It was my first moment of spiritual Eureka mixed with awesomeness and bewilderment in terra incognita when I first read The Jungle Book by Rudyard Kipling. It was a wonderful pictorial book painted with the scenes from the Disney’s classic animated film version. To the child’s eye, it was like a fiesta of vivid colors and vivacious characters set in motion in the heart of jungle I had never seen. What’s more, the animals were so humanlike and likable into the bargain that while reading the book, I almost forgot that they were beasts speaking their own language, which I was able to understand through the presence of Mowgli, who looked a lot like Tarzan in diminutive stature and size wearing only a loincloth and long dark hair. Mowgli’s knack of communicating with his beastly friends who were always there for him even compelled me to try talking to my domestic puppy Nena at that time by using a quaint conflation of the human alphabets and the doggie phonetics to a moderate success.

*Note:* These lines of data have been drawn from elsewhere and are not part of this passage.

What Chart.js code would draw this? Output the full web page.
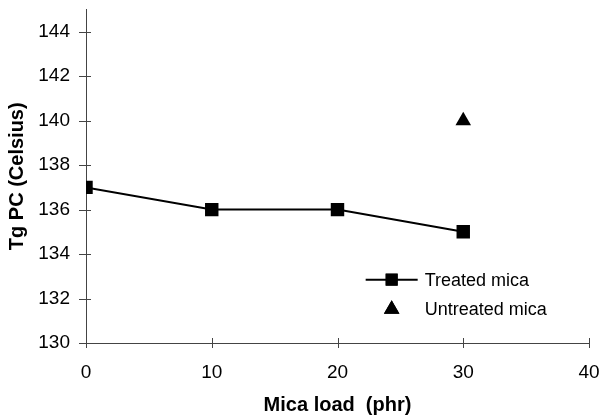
<!DOCTYPE html>
<html>
<head>
<meta charset="utf-8">
<script src="https://cdn.jsdelivr.net/npm/chart.js@4/dist/chart.umd.min.js"></script>
<style>
  html, body { margin: 0; padding: 0; background: #fff; }
  #wrap { width: 600px; height: 417px; }
</style>
</head>
<body>
<div id="wrap"><canvas id="tgChart"></canvas></div>
<script>
const micaLoad = [0, 10, 20, 30];
const treatedTg = [137, 136, 136, 135];
const untreatedLoad = [30];
const untreatedTg = [140];
const xTickValues = [0, 10, 20, 30, 40];
const yTickValues = [130, 132, 134, 136, 138, 140, 142, 144];

const FONT = "'Liberation Sans', Arial, sans-serif";
const ctx = document.getElementById("tgChart").getContext("2d");

// small tick marks crossing both axes, like the original
const crossTicks = {
  id: "crossTicks",
  afterDraw(chart) {
    const c = chart.ctx;
    const x = chart.scales.x, y = chart.scales.y;
    const area = chart.chartArea;
    c.save();
    c.strokeStyle = "#444";
    c.lineWidth = 1;
    c.beginPath();
    y.ticks.forEach(t => {
      const py = Math.round(y.getPixelForValue(t.value)) + 0.5;
      c.moveTo(area.left - 7, py);
      c.lineTo(area.left + 5, py);
    });
    x.ticks.forEach(t => {
      const px = Math.round(x.getPixelForValue(t.value)) + 0.5;
      c.moveTo(px, area.bottom - 5);
      c.lineTo(px, area.bottom + 5);
    });
    c.stroke();
    c.restore();
  }
};

// legend drawn inside the plot area, lower right
const innerLegend = {
  id: "innerLegend",
  afterDraw(chart) {
    const c = chart.ctx;
    const area = chart.chartArea;
    const lx = area.left + (area.right - area.left) * 0.556;
    const rowY = [area.top + (area.bottom - area.top) * 0.81, area.top + (area.bottom - area.top) * 0.899];
    c.save();
    chart.data.datasets.forEach((ds, i) => {
      const yy = rowY[i];
      const mx = lx + 26;
      if (ds.showLine) {
        c.strokeStyle = ds.borderColor;
        c.lineWidth = ds.borderWidth;
        c.beginPath();
        c.moveTo(lx, yy);
        c.lineTo(lx + 52, yy);
        c.stroke();
      }
      Chart.helpers.drawPoint(c, {
        pointStyle: ds.pointStyle,
        radius: ds.pointStyle === "rect" ? 8.5 : 9,
        borderWidth: 0
      }, mx, yy);
      c.fillStyle = ds.pointBackgroundColor;
      c.fill();
      c.fillStyle = "#000";
      c.font = "18px " + FONT;
      c.textBaseline = "middle";
      c.fillText(ds.label, lx + 59, yy + 1);
    });
    c.restore();
  }
};

new Chart(ctx, {
  type: "line",
  data: {
    datasets: [
      {
        label: "Treated mica",
        data: micaLoad.map((v, i) => ({ x: v, y: treatedTg[i] })),
        borderColor: "#000",
        backgroundColor: "#000",
        pointBackgroundColor: "#000",
        borderWidth: 2,
        showLine: true,
        pointStyle: "rect",
        pointRadius: 9.5,
        pointBorderWidth: 0,
        tension: 0
      },
      {
        label: "Untreated mica",
        data: untreatedLoad.map((v, i) => ({ x: v, y: untreatedTg[i] })),
        borderColor: "#000",
        backgroundColor: "#000",
        pointBackgroundColor: "#000",
        borderWidth: 0,
        showLine: false,
        pointStyle: "triangle",
        pointRadius: 9,
        pointBorderWidth: 0
      }
    ]
  },
  options: {
    responsive: true,
    maintainAspectRatio: false,
    animation: false,
    layout: { padding: { top: 5, right: 11, left: 0, bottom: 0 } },
    plugins: {
      legend: { display: false },
      tooltip: { enabled: false }
    },
    scales: {
      x: {
        type: "linear",
        min: 0,
        max: 40,
        afterBuildTicks: s => { s.ticks = xTickValues.map(v => ({ value: v })); },
        afterFit: s => { s.height = 74; s.paddingLeft = 0; s.paddingRight = 0; },
        grid: { display: false, drawTicks: false },
        border: { display: true, color: "#444", width: 1 },
        ticks: { color: "#000", padding: 18, font: { family: FONT, size: 19 } },
        title: {
          display: true,
          text: "Mica load  (phr)",
          color: "#000",
          font: { family: FONT, size: 20, weight: "bold" },
          padding: { top: 4, bottom: 0 }
        }
      },
      y: {
        min: 130,
        max: 145,
        afterBuildTicks: s => { s.ticks = yTickValues.map(v => ({ value: v })); },
        afterFit: s => { s.width = 86; s.paddingTop = 0; s.paddingBottom = 0; },
        grid: { display: false, drawTicks: false },
        border: { display: true, color: "#444", width: 1 },
        ticks: { color: "#000", padding: 16, font: { family: FONT, size: 19 } },
        title: {
          display: true,
          text: "Tg PC (Celsius)",
          color: "#000",
          font: { family: FONT, size: 20, weight: "bold" },
          padding: { top: 5, bottom: 0 }
        }
      }
    }
  },
  plugins: [crossTicks, innerLegend]
});
</script>
</body>
</html>
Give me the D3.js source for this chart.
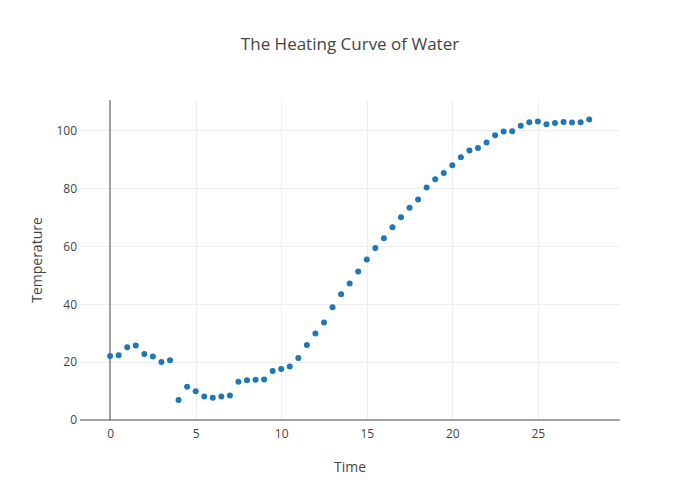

Now I am pitchforked forward in 2018, but the childlike sensation of reading The Jungle Book still resonates strongly with me in defiance against the existential horrors of life that I deal with everyday. Amid the the detritus of daily chores and duties, I turned to Disney’s remake of The Jungle Book (2016), which I chose to watch on my Kindle Fire a few nights ago. At first blush, I had a certain indisposition to watch the highly-acclaimed film: although I am not altogether unreconstructed in terms of watching a film version of classic literature, I tend to shun adopted film versions of classic literature because of the gratuitous rendering of post modernist revisionist interpretations of the books they put on screen. But such misgiving was proved to be an unnecessary mental albatross.
The Jungle Book is a cinematic eye candy to children and adults with its stunning visual impacts and a spectacular scale of the story set in the background of a deep jungle somewhere in India populated with a cast of magnificent characters representing human characteristics in different forms. To classify this film as an anthropomorphic children’s film is to miss the essence of Kipling’s allegorical allusion of our human nature to multifarious animal forms: Sloth, Integrity, Conscience, Humor, Greed, and Vengeance, all of which is manifested in contact with the nature itself whose essence is of neutrality. It is in this background of nature, which is neither paradise nor hell where our human nature becomes conspicuous in its very essence, a primeval form. The manifestation of such human traits is a fortiori overcome by the figure of Mowgli, a feral child brought by a benevolent wolf family. Mowgli is an emblematic of resilience, independence, and courage against the gravitas of trepidation, death, and despondency.
Given the authenticity of the storytelling aligned with the original context by Kipling and the performance of the characters studded with breathtaking scenes of nature so characteristic of Disney’s creative imaginativeness, it is a film worth of the spending your time on screen. It is a kind of film that stimulates your mind by inviting you to think about a meaning of our human life and existence and of our purpose of life. It will also thrill your heart with the adventures of Mowgli in the heart of the jungle and the stereoscopic views of the nature on screen created by a wonderful collaboration of our timeless human imaginations and 21st century feats of technological bona fides.